Total transaction value amounts to £58m, comprising of £48m for the acquisition of the entire share capital of Bruichladdich and estimated debt of £10m that Rémy Cointreau will assume.

Jean-Marie Laborde, Rémy Cointreau CEO said: “The acquisition of Bruichladdich, a renowned Islay single malt with a rich and exciting heritage, is a great opportunity to enrich our high-end portfolio of brands and to confirm our strategy in the spirits luxury segment. We expect Bruichladdich to sit proudly alongside our other brands and we look forward to working closely with Bruichladdich’s experienced and passionate management team”.

Sir John Mactaggart, chairman of Bruichladdich commented on the Bruichladdich website blog: “It has been an exciting and demanding eleven and a half years breathing life back into Bruichladdich. The sale of the company clearly induces several mixed emotions, which I am sure will be widely shared. But one needs to remember that we succeeded in saving, building and establishing - once and for all - the worldwide renown of Bruichladdich.

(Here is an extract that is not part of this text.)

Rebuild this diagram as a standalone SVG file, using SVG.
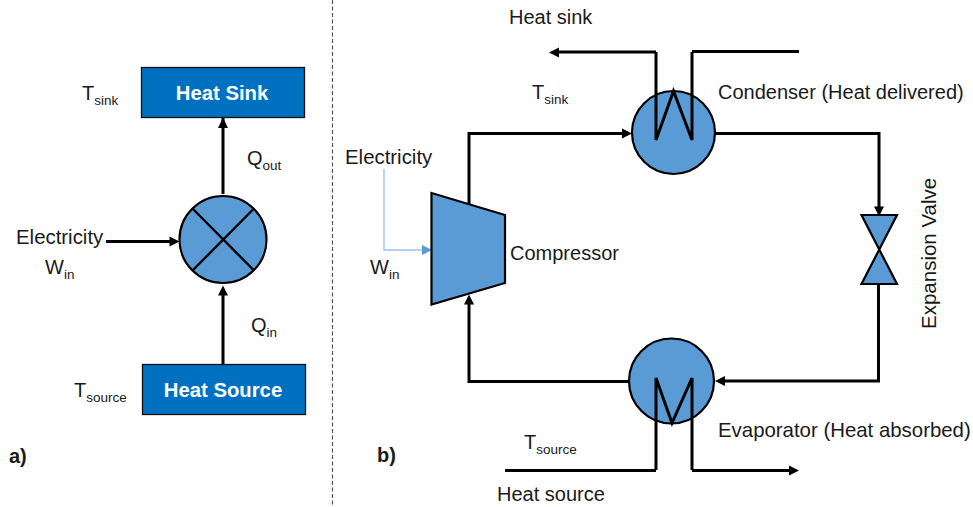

“Rémy Cointreau's offer fully recognises the value of the Bruichladdich brand we have created, its potential, the quality and reputation of the whisky stocks we have layed down. From non existent sales and a derelict distillery in 2001, to over 55,000 cases and a thriving company in 2011, and “Bruichladdich is on course to double in the next couple of years.

As with any business expanding at such a rapid rate, there comes a time when further substantial capital investment will be required to support long-term growth, and this cannot easily be generated by the business itself, or without significant extra shareholder funds.

I”t is of great comfort that Rémy Cointreau truly appreciate the very special nature of Bruichladdich - the place, the brand, the spirit and our people. I am particularly pleased Rémy Cointreau will be retaining the existing staff and will continue to keep Bruichladdich as an Islay-based business.

“Although they are a quoted company, Rémy Cointreau are still a family- controlled business, founded nearly 300 years ago. Under the dynamic leadership of CEO Jean Marie Laborde, Rémy have made impressive progress: perfection, quality and authenticity are an integral part of their core business philosophy - something which we share. I have no doubt that they will prove to be safe custodians of the Bruichladdich brand."

Completion of the transaction is expected to occur within 6 weeks.
Bank of America Merrill Lynch acted as the exclusive financial advisor to Rémy Cointreau, and Dundas & Wilson CS LLP acted as legal advisor. Moelis & Company acted as exclusive financial advisor to Bruichladdich, and Burness LLP acted as legal advisor.